Given material:
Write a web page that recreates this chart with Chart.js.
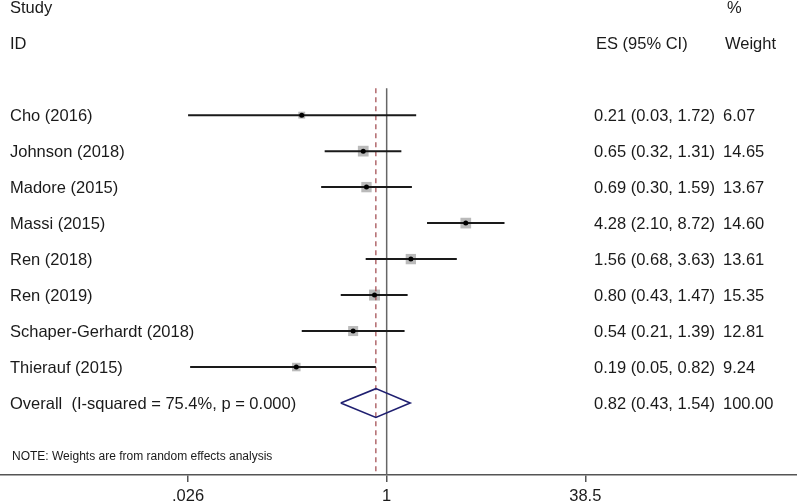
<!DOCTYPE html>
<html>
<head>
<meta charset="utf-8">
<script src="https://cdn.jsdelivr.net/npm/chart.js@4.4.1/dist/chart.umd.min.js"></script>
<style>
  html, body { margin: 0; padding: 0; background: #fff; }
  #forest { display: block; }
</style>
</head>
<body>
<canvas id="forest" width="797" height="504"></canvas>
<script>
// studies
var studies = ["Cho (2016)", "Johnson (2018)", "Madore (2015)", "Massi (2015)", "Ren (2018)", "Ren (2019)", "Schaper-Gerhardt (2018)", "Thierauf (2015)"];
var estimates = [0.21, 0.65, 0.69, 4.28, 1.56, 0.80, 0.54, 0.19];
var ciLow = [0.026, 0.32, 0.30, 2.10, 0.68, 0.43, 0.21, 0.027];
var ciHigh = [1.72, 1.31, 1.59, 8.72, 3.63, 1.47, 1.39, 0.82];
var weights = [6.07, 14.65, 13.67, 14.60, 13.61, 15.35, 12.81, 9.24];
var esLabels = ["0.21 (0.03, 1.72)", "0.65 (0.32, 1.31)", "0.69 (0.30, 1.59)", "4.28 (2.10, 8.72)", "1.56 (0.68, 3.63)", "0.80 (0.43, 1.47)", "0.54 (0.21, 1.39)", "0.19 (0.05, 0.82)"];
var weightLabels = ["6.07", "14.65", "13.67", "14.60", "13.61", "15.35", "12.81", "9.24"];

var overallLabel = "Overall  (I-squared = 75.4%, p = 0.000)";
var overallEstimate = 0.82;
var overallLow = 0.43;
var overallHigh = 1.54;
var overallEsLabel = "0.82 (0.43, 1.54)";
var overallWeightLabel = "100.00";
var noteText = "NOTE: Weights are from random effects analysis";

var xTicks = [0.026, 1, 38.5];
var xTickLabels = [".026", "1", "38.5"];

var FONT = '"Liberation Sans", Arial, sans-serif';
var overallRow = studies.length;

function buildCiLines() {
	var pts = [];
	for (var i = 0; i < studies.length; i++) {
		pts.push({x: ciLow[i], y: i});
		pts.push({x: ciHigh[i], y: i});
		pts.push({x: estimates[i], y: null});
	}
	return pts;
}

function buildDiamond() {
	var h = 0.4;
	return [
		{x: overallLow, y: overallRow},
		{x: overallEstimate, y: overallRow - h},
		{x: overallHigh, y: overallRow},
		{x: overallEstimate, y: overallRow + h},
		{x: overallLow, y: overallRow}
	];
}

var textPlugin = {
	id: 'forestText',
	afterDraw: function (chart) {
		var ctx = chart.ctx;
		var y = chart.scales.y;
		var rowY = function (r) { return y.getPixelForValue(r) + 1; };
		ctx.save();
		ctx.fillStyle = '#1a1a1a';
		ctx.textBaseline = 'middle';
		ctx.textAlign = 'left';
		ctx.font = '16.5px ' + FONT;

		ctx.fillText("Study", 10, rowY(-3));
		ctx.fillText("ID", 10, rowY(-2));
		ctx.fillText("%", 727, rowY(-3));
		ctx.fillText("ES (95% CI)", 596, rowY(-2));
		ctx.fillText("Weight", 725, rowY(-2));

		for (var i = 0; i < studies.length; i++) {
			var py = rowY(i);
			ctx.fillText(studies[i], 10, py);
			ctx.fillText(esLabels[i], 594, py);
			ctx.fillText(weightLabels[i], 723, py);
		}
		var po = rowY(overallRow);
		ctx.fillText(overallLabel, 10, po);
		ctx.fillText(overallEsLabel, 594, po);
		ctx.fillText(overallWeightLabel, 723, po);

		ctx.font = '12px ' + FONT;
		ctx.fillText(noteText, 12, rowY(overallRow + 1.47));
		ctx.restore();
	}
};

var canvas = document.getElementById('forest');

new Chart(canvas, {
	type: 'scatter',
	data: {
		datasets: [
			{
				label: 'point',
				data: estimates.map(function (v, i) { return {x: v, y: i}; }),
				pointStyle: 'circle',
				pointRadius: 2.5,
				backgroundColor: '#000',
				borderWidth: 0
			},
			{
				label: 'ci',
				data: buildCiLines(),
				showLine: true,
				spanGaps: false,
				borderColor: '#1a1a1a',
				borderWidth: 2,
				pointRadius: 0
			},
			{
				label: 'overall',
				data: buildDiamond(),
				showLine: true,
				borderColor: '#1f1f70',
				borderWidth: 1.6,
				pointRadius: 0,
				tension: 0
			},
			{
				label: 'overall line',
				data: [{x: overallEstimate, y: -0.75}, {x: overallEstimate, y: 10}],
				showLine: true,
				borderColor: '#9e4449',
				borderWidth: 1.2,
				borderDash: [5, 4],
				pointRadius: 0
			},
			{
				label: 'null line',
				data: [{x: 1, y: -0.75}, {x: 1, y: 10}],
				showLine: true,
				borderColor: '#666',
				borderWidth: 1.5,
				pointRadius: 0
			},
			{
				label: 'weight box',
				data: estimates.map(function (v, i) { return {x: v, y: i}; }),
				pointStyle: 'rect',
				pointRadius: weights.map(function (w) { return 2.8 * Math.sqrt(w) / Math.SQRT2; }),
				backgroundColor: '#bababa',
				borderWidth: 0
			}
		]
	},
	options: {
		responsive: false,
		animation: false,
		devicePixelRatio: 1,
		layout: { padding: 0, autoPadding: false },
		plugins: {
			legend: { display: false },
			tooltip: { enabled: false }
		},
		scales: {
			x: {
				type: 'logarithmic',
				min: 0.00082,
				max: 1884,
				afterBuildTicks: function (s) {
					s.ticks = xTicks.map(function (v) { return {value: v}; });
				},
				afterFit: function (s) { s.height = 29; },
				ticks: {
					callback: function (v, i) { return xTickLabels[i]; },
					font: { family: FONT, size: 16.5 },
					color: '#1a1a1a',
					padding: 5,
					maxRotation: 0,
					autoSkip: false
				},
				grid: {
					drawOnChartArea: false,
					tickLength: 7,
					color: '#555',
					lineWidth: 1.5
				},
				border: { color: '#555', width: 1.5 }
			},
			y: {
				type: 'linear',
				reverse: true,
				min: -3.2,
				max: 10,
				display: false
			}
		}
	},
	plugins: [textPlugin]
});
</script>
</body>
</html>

Given exercise:
Write out the full set of lines verbatim, without the pictures.

Written solution:
Write a web page that recreates this chart with Chart.js.
<!DOCTYPE html>
<html>
<head>
<meta charset="utf-8">
<script src="https://cdn.jsdelivr.net/npm/chart.js@4.4.1/dist/chart.umd.min.js"></script>
<style>
  html, body { margin: 0; padding: 0; background: #fff; }
  #forest { display: block; }
</style>
</head>
<body>
<canvas id="forest" width="797" height="504"></canvas>
<script>
// studies
var studies = ["Cho (2016)", "Johnson (2018)", "Madore (2015)", "Massi (2015)", "Ren (2018)", "Ren (2019)", "Schaper-Gerhardt (2018)", "Thierauf (2015)"];
var estimates = [0.21, 0.65, 0.69, 4.28, 1.56, 0.80, 0.54, 0.19];
var ciLow = [0.026, 0.32, 0.30, 2.10, 0.68, 0.43, 0.21, 0.027];
var ciHigh = [1.72, 1.31, 1.59, 8.72, 3.63, 1.47, 1.39, 0.82];
var weights = [6.07, 14.65, 13.67, 14.60, 13.61, 15.35, 12.81, 9.24];
var esLabels = ["0.21 (0.03, 1.72)", "0.65 (0.32, 1.31)", "0.69 (0.30, 1.59)", "4.28 (2.10, 8.72)", "1.56 (0.68, 3.63)", "0.80 (0.43, 1.47)", "0.54 (0.21, 1.39)", "0.19 (0.05, 0.82)"];
var weightLabels = ["6.07", "14.65", "13.67", "14.60", "13.61", "15.35", "12.81", "9.24"];

var overallLabel = "Overall  (I-squared = 75.4%, p = 0.000)";
var overallEstimate = 0.82;
var overallLow = 0.43;
var overallHigh = 1.54;
var overallEsLabel = "0.82 (0.43, 1.54)";
var overallWeightLabel = "100.00";
var noteText = "NOTE: Weights are from random effects analysis";

var xTicks = [0.026, 1, 38.5];
var xTickLabels = [".026", "1", "38.5"];

var FONT = '"Liberation Sans", Arial, sans-serif';
var overallRow = studies.length;

function buildCiLines() {
	var pts = [];
	for (var i = 0; i < studies.length; i++) {
		pts.push({x: ciLow[i], y: i});
		pts.push({x: ciHigh[i], y: i});
		pts.push({x: estimates[i], y: null});
	}
	return pts;
}

function buildDiamond() {
	var h = 0.4;
	return [
		{x: overallLow, y: overallRow},
		{x: overallEstimate, y: overallRow - h},
		{x: overallHigh, y: overallRow},
		{x: overallEstimate, y: overallRow + h},
		{x: overallLow, y: overallRow}
	];
}

var textPlugin = {
	id: 'forestText',
	afterDraw: function (chart) {
		var ctx = chart.ctx;
		var y = chart.scales.y;
		var rowY = function (r) { return y.getPixelForValue(r) + 1; };
		ctx.save();
		ctx.fillStyle = '#1a1a1a';
		ctx.textBaseline = 'middle';
		ctx.textAlign = 'left';
		ctx.font = '16.5px ' + FONT;

		ctx.fillText("Study", 10, rowY(-3));
		ctx.fillText("ID", 10, rowY(-2));
		ctx.fillText("%", 727, rowY(-3));
		ctx.fillText("ES (95% CI)", 596, rowY(-2));
		ctx.fillText("Weight", 725, rowY(-2));

		for (var i = 0; i < studies.length; i++) {
			var py = rowY(i);
			ctx.fillText(studies[i], 10, py);
			ctx.fillText(esLabels[i], 594, py);
			ctx.fillText(weightLabels[i], 723, py);
		}
		var po = rowY(overallRow);
		ctx.fillText(overallLabel, 10, po);
		ctx.fillText(overallEsLabel, 594, po);
		ctx.fillText(overallWeightLabel, 723, po);

		ctx.font = '12px ' + FONT;
		ctx.fillText(noteText, 12, rowY(overallRow + 1.47));
		ctx.restore();
	}
};

var canvas = document.getElementById('forest');

new Chart(canvas, {
	type: 'scatter',
	data: {
		datasets: [
			{
				label: 'point',
				data: estimates.map(function (v, i) { return {x: v, y: i}; }),
				pointStyle: 'circle',
				pointRadius: 2.5,
				backgroundColor: '#000',
				borderWidth: 0
			},
			{
				label: 'ci',
				data: buildCiLines(),
				showLine: true,
				spanGaps: false,
				borderColor: '#1a1a1a',
				borderWidth: 2,
				pointRadius: 0
			},
			{
				label: 'overall',
				data: buildDiamond(),
				showLine: true,
				borderColor: '#1f1f70',
				borderWidth: 1.6,
				pointRadius: 0,
				tension: 0
			},
			{
				label: 'overall line',
				data: [{x: overallEstimate, y: -0.75}, {x: overallEstimate, y: 10}],
				showLine: true,
				borderColor: '#9e4449',
				borderWidth: 1.2,
				borderDash: [5, 4],
				pointRadius: 0
			},
			{
				label: 'null line',
				data: [{x: 1, y: -0.75}, {x: 1, y: 10}],
				showLine: true,
				borderColor: '#666',
				borderWidth: 1.5,
				pointRadius: 0
			},
			{
				label: 'weight box',
				data: estimates.map(function (v, i) { return {x: v, y: i}; }),
				pointStyle: 'rect',
				pointRadius: weights.map(function (w) { return 2.8 * Math.sqrt(w) / Math.SQRT2; }),
				backgroundColor: '#bababa',
				borderWidth: 0
			}
		]
	},
	options: {
		responsive: false,
		animation: false,
		devicePixelRatio: 1,
		layout: { padding: 0, autoPadding: false },
		plugins: {
			legend: { display: false },
			tooltip: { enabled: false }
		},
		scales: {
			x: {
				type: 'logarithmic',
				min: 0.00082,
				max: 1884,
				afterBuildTicks: function (s) {
					s.ticks = xTicks.map(function (v) { return {value: v}; });
				},
				afterFit: function (s) { s.height = 29; },
				ticks: {
					callback: function (v, i) { return xTickLabels[i]; },
					font: { family: FONT, size: 16.5 },
					color: '#1a1a1a',
					padding: 5,
					maxRotation: 0,
					autoSkip: false
				},
				grid: {
					drawOnChartArea: false,
					tickLength: 7,
					color: '#555',
					lineWidth: 1.5
				},
				border: { color: '#555', width: 1.5 }
			},
			y: {
				type: 'linear',
				reverse: true,
				min: -3.2,
				max: 10,
				display: false
			}
		}
	},
	plugins: [textPlugin]
});
</script>
</body>
</html>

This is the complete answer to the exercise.